Though I started being aware from my 4th grade teacher that I could write good stories that people liked I sort of wrote in fits and spurts throughout my life as needed by me or by the situations I was dealing with at the time.
Today my daughter and wife were getting rid of my daughter's private school uniforms since she is moving on in life now. I mentioned that she ought to keep some of her school stuff because one day it might be nostalgic to her. She said, "Uniforms, I always hated." So I said, "Still, there are things you might want from this time in the future."
This took me back to all the things I wish I had now that my mother threw away during the years, like stacks 2 feet high of comic books that now would be worth between 100,000 to 500,000 dollars, if she hadn't thrown them away when I was 10 or 12 or 14.
Then there was the time of my life when everything went wrong and I was suicidal for about 2 years, from age 21 to 23. All the things I wrote to cope and to stay alive she threw away when I married, had a son and moved out when I was 26. A few years later I looked for my writings and they were gone. I asked her and she told me my writings scared her and they spooked her so she threw them away. I said, "Didn't you ever think to ask me if I wanted them." Her answer was "NO!" She couldn't believe I wanted what I had written. I couldn't believe that she couldn't see why my path to physical and mental survival wouldn't be valuable to me and possibly to others.
Though my mother was the ultimate in common sense, she was definitely not a rocket scientist. This much is certain. Maybe she is right.
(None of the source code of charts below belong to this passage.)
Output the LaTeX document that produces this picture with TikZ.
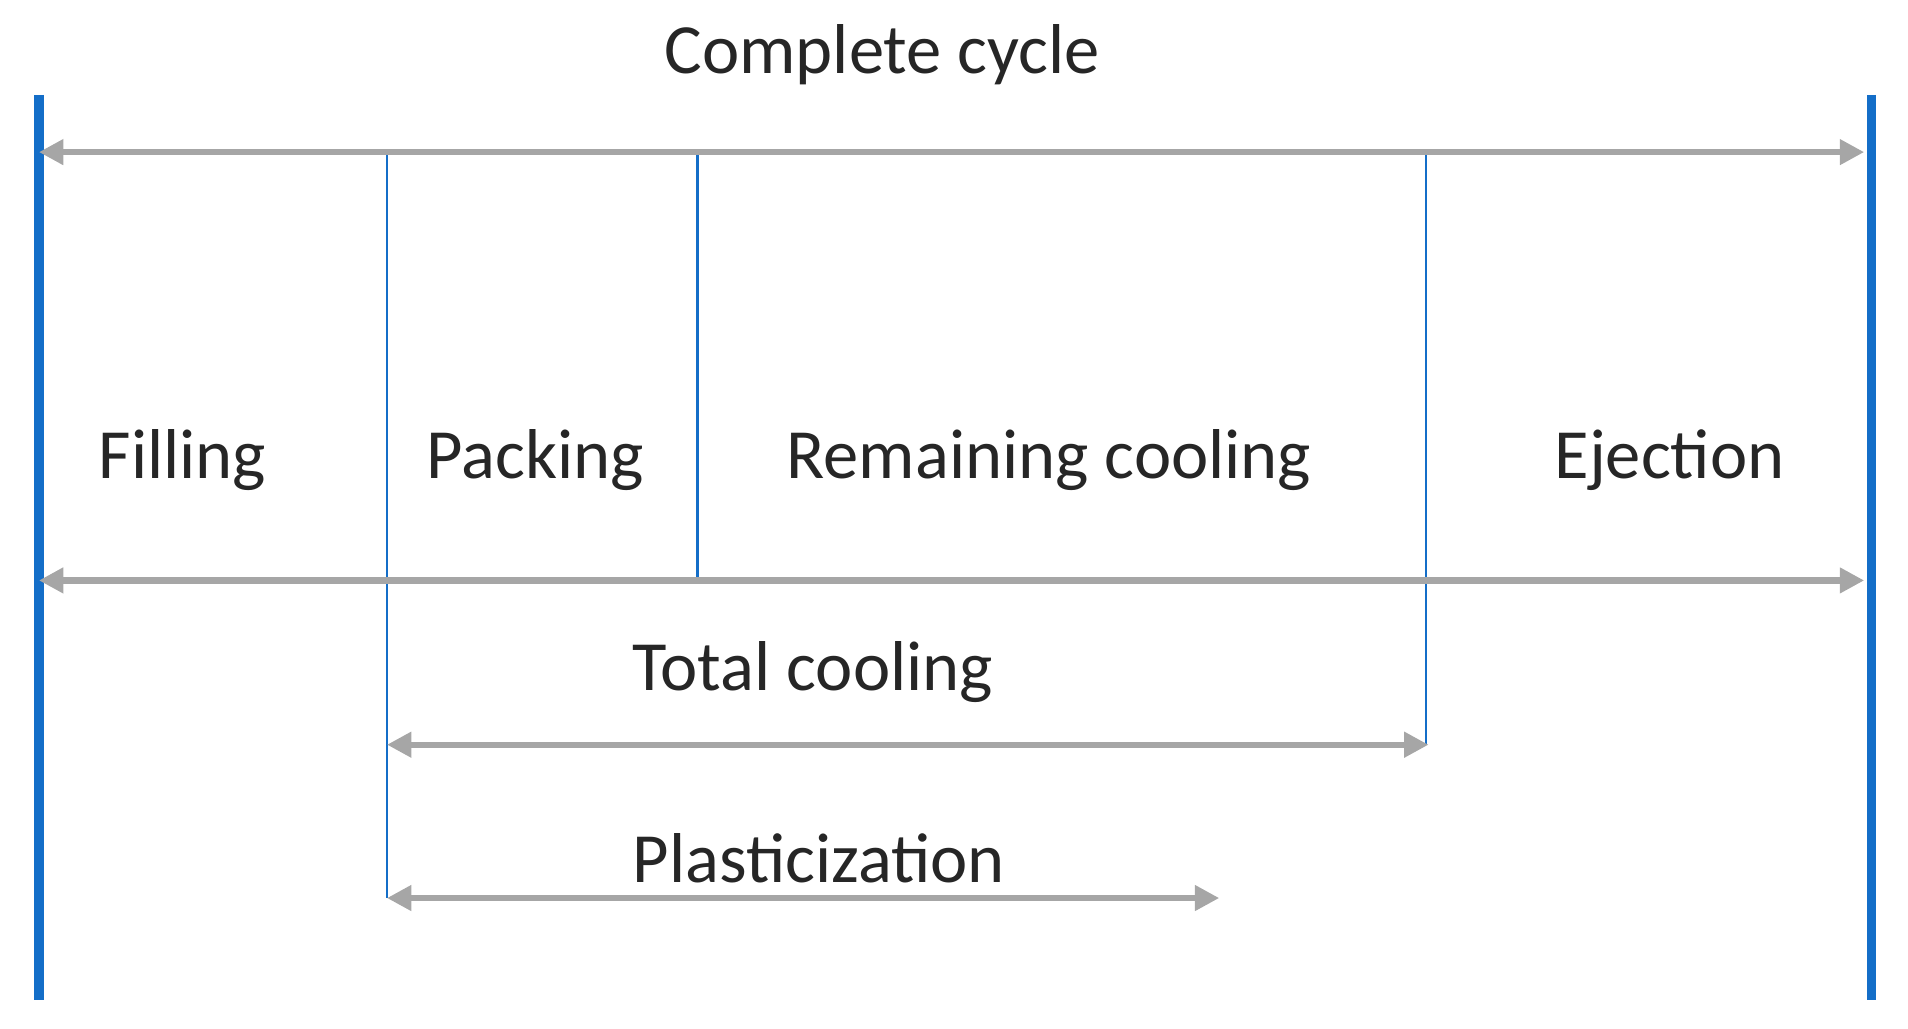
\documentclass[tikz,border=0pt]{standalone}
\usepackage{fontspec}
\setmainfont{Carlito}
\usetikzlibrary{arrows.meta}
\definecolor{bl}{RGB}{20,110,200}
\definecolor{gr}{RGB}{166,166,166}
\begin{document}
\begin{tikzpicture}[x=0.5pt,y=-0.5pt,
  thick/.style={bl,line width=4pt},
  thin/.style={bl,line width=1.1pt},
  arr/.style={gr,line width=2.6pt,{Triangle[length=10pt,width=10pt]}-{Triangle[length=10pt,width=10pt]}},
  lab/.style={font=\fontsize{29}{34}\selectfont,text=black!85}]
\useasboundingbox (0,0) rectangle (1568,845);
\coordinate (L1) at (32,78); \coordinate (L2) at (32,822);
\coordinate (R1) at (1538,78); \coordinate (R2) at (1538,822);
\coordinate (TA) at (32,125); \coordinate (TB) at (1532,125);
\coordinate (MA) at (32,477); \coordinate (MB) at (1532,477);
\coordinate (V1a) at (318,125); \coordinate (V1b) at (318,738);
\coordinate (V2a) at (573,125); \coordinate (V2b) at (573,477);
\coordinate (V3a) at (1172,125); \coordinate (V3b) at (1172,612);
\coordinate (CA) at (318,612); \coordinate (CB) at (1174,612);
\coordinate (PA) at (318,738); \coordinate (PB) at (1002,738);
\draw[thick] (L1) -- (L2);
\draw[thick] (R1) -- (R2);
\draw[thin] (V1a) -- (V1b);
\draw[thin] (V2a) -- (V2b);
\draw[thin] (V3a) -- (V3b);
\draw[arr] (TA) -- (TB);
\draw[arr] (MA) -- (MB);
\draw[arr] (CA) -- (CB);
\draw[arr] (PA) -- (PB);
\node[lab] (t0) at (725,45) {Complete cycle};
\node[lab] (t1) at (150,378) {Filling};
\node[lab] (t2) at (440,378) {Packing};
\node[lab] (t3) at (862,378) {Remaining cooling};
\node[lab] (t4) at (1372,378) {Ejection};
\node[lab] (t5) at (668,552) {Total cooling};
\node[lab] (t6) at (673,705) {Plasticization};
\end{tikzpicture}
\end{document}
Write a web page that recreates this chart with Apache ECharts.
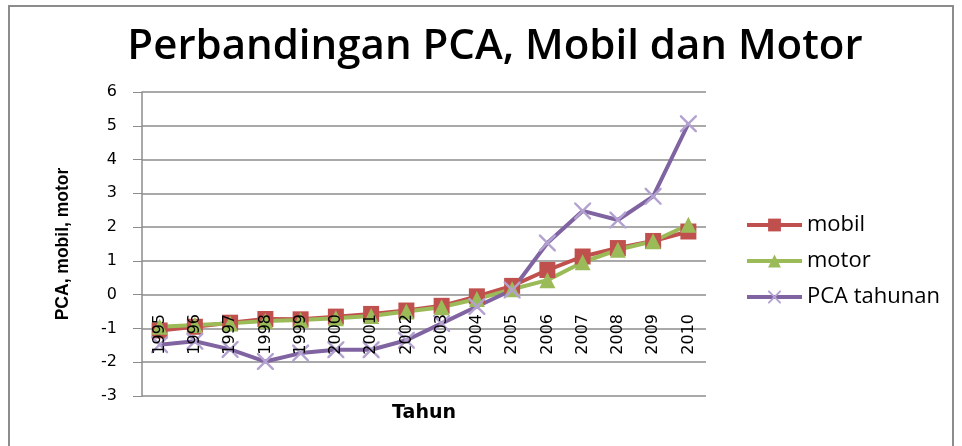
<!DOCTYPE html>
<html>
<head>
<meta charset="utf-8">
<script src="https://cdn.jsdelivr.net/npm/echarts@6/dist/echarts.min.js"></script>
<style>
  html, body { margin: 0; padding: 0; background: #fff; }
  #frame { position: absolute; left: 8px; top: 5px; width: 946px; height: 460px; border: 2px solid #8c8c8c; box-sizing: border-box; }
  #main { position: absolute; left: 0; top: 0; width: 962px; height: 446px; }
</style>
</head>
<body>
<div id="frame"></div>
<div id="main"></div>
<script>
// data kira-kira
let years = ['1995', '1996', '1997', '1998', '1999', '2000', '2001', '2002',
             '2003', '2004', '2005', '2006', '2007', '2008', '2009', '2010'];
let mobil = [-1.06, -0.95, -0.83, -0.72, -0.73, -0.65, -0.57, -0.47,
             -0.33, -0.05, 0.26, 0.73, 1.13, 1.38, 1.59, 1.87];
let motor = [-0.95, -0.9, -0.85, -0.78, -0.75, -0.7, -0.63, -0.5,
             -0.37, -0.13, 0.16, 0.43, 0.96, 1.33, 1.58, 2.07];
let pca = [-1.48, -1.38, -1.62, -1.98, -1.73, -1.63, -1.63, -1.35,
           -0.85, -0.35, 0.14, 1.53, 2.48, 2.21, 2.91, 5.06];

// simbol silang
let crossPath = 'path://M0,0L1,0L5,4L9,0L10,0L10,1L6,5L10,9L10,10L9,10L5,6L1,10L0,10L0,9L4,5L0,1Z';

let myChart = echarts.init(document.getElementById('main'));

let option = {
    animation: false,
    title: {
        text: 'Perbandingan PCA, Mobil dan Motor',
        left: 490,
        top: 21,
        textAlign: 'center',
        textStyle: {
            fontFamily: 'Open Sans',
            fontSize: 42,
            fontWeight: 600,
            color: '#000'
        }
    },
    legend: {
        orient: 'vertical',
        left: 740,
        top: 209,
        itemWidth: 55,
        itemHeight: 16,
        itemGap: 14,
        lineStyle: { width: 4 },
        textStyle: {
            fontFamily: 'Open Sans',
            fontSize: 22,
            color: '#000'
        },
        data: ['mobil', 'motor', 'PCA tahunan']
    },
    grid: {
        left: 142,
        right: 256,
        top: 92,
        bottom: 50
    },
    xAxis: {
        type: 'category',
        data: years,
        boundaryGap: true,
        z: 5,
        name: 'Tahun',
        nameLocation: 'middle',
        nameGap: 8,
        nameTextStyle: {
            fontFamily: 'DejaVu Sans',
            fontSize: 19,
            fontWeight: 'bold',
            color: '#000',
            verticalAlign: 'top'
        },
        axisLine: { onZero: false, show: false },
        axisTick: { show: false },
        axisLabel: {
            rotate: 90,
            margin: -82,
            interval: 0,
            fontFamily: 'DejaVu Sans',
            fontSize: 16,
            color: '#000'
        }
    },
    yAxis: {
        type: 'value',
        min: -3,
        max: 6,
        interval: 1,
        name: 'PCA, mobil, motor',
        nameLocation: 'middle',
        nameGap: 70,
        nameTextStyle: {
            fontFamily: 'Liberation Sans',
            fontSize: 17.5,
            fontWeight: 'bold',
            color: '#000'
        },
        axisLine: { show: true, lineStyle: { color: '#8c8c8c', width: 1.5 } },
        axisTick: { show: true, length: 9, lineStyle: { color: '#8c8c8c' } },
        axisLabel: {
            margin: 25,
            fontFamily: 'DejaVu Sans',
            fontSize: 16,
            color: '#000'
        },
        splitLine: { lineStyle: { color: '#8c8c8c', width: 1.5 } }
    },
    series: [
        {
            name: 'mobil',
            type: 'line',
            data: mobil,
            symbol: 'rect',
            symbolSize: 16,
            lineStyle: { color: '#C0504D', width: 4 },
            itemStyle: { color: '#C0504D' }
        },
        {
            name: 'motor',
            type: 'line',
            data: motor,
            symbol: 'triangle',
            symbolSize: 16,
            lineStyle: { color: '#9BBB59', width: 4 },
            itemStyle: { color: '#9BBB59' }
        },
        {
            name: 'PCA tahunan',
            type: 'line',
            data: pca,
            symbol: crossPath,
            symbolSize: 17,
            lineStyle: { color: '#8064A2', width: 4 },
            itemStyle: { color: '#B3A2D0' }
        }
    ]
};

myChart.setOption(option);
</script>
</body>
</html>
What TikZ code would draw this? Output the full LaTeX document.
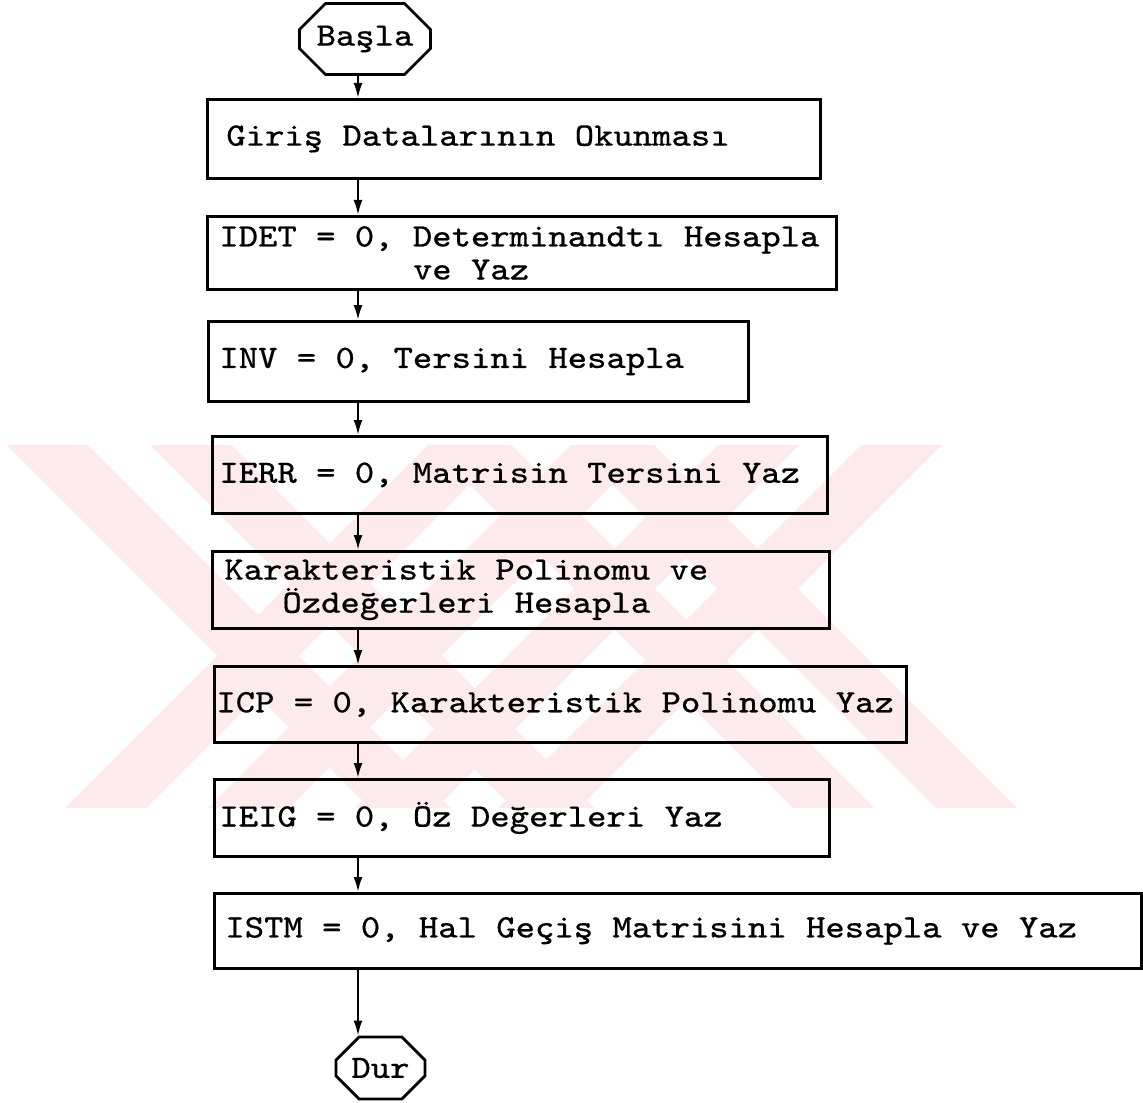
\documentclass[tikz,border=0pt]{standalone}
\usepackage{fontspec}
\newfontfamily\typefont[FakeStretch=1.128, FakeBold=0.4]{Latin Modern Mono}
\newcommand{\typesize}{\fontsize{9.3pt}{9.4pt}\selectfont}
\newcommand{\typespace}{\spaceskip=0.5922em\xspaceskip=0.5922em\relax}
\usetikzlibrary{shapes.misc, positioning, arrows.meta, calc}
\definecolor{markpink}{RGB}{253,234,237}

\begin{document}
\begin{tikzpicture}[
    line width=0.8pt,
    terminal/.style={draw, chamfered rectangle, chamfered rectangle xsep=0.13cm, chamfered rectangle ysep=0.13cm, inner sep=0pt, align=center, font=\typefont\typesize},
    process/.style={draw, rectangle, anchor=north west, align=left, inner ysep=0pt, font=\typefont\typesize, execute at begin node=\typespace},
    flow/.style={-{Latex[length=1.5mm,width=0.9mm]}, line width=0.6pt},
    stripe/.style={fill=markpink, draw=none}
]
    \useasboundingbox (0,0) rectangle (11.43,-11.03);

    % Watermark
    \begin{scope}
        \clip (0,-4.45) rectangle (11.43,-8.08);
        \foreach \a in {0.07, 1.50, 4.30, 5.73}
            \fill[stripe] (\a,-4.45) -- ++(0.81,0) -- ++(3.63,-3.63) -- ++(-0.81,0) -- cycle;
        \foreach \b in {0.65, 2.08, 3.55, 4.98}
            \fill[stripe] (\b,-8.08) -- ++(0.81,0) -- ++(3.63,3.63) -- ++(-0.81,0) -- cycle;
    \end{scope}

    % Start
    \node[terminal, minimum width=1.31cm, minimum height=0.71cm] (start) at (3.65,-0.39) {Başla};

    % Steps
    \node[process, minimum height=0.79cm, text width=5.75cm, inner xsep=0.19cm] (read) at (2.06,-0.98) {Giriş Datalarının Okunması};
    \node[process, minimum height=0.73cm, text width=6.05cm, inner xsep=0.12cm] (det) at (2.06,-2.15) {IDET = 0, Determinandtı Hesapla\\\hspace*{5.922em}ve Yaz};
    \node[process, minimum height=0.80cm, text width=5.18cm, inner xsep=0.11cm] (inv) at (2.07,-3.20) {INV = 0, Tersini Hesapla};
    \node[process, minimum height=0.77cm, text width=6.01cm, inner xsep=0.07cm] (err) at (2.11,-4.35) {IERR = 0, Matrisin Tersini Yaz};
    \node[process, minimum height=0.77cm, text width=5.93cm, inner xsep=0.12cm] (poly) at (2.11,-5.50) {Karakteristik Polinomu ve\\\hspace*{1.777em}Özdeğerleri Hesapla};
    \node[process, minimum height=0.76cm, text width=6.88cm, inner xsep=0.02cm] (icp) at (2.13,-6.65) {ICP = 0, Karakteristik Polinomu Yaz};
    \node[process, minimum height=0.77cm, text width=6.05cm, inner xsep=0.05cm] (eig) at (2.13,-7.78) {IEIG = 0, Öz Değerleri Yaz};
    \node[process, minimum height=0.75cm, text width=9.05cm, inner xsep=0.11cm] (stm) at (2.13,-8.92) {ISTM = 0, Hal Geçiş Matrisini Hesapla ve Yaz};

    % End
    \node[terminal, minimum width=0.89cm, minimum height=0.62cm] (stop) at (3.805,-10.68) {Dur};

    % Connections
    \coordinate (spine) at (3.58,0);
    \foreach \a/\b in {start/read, read/det, det/inv, inv/err, err/poly, poly/icp, icp/eig, eig/stm, stm/stop}
        \draw[flow] (\a.south -| spine) -- (\b.north -| spine);
\end{tikzpicture}
\end{document}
Maybe it would have just taken me to places that I really didn't want to visit again like "excommunication" from my childhood church and the girl I planned to marry leaving me for her religion. Now, I can say "Good riddance" but then I was young and completely devastated by some people's stupidity and cruelty.
Pragmatism comes late in some people. For the people who harmed me, common sense never arrived for them ever!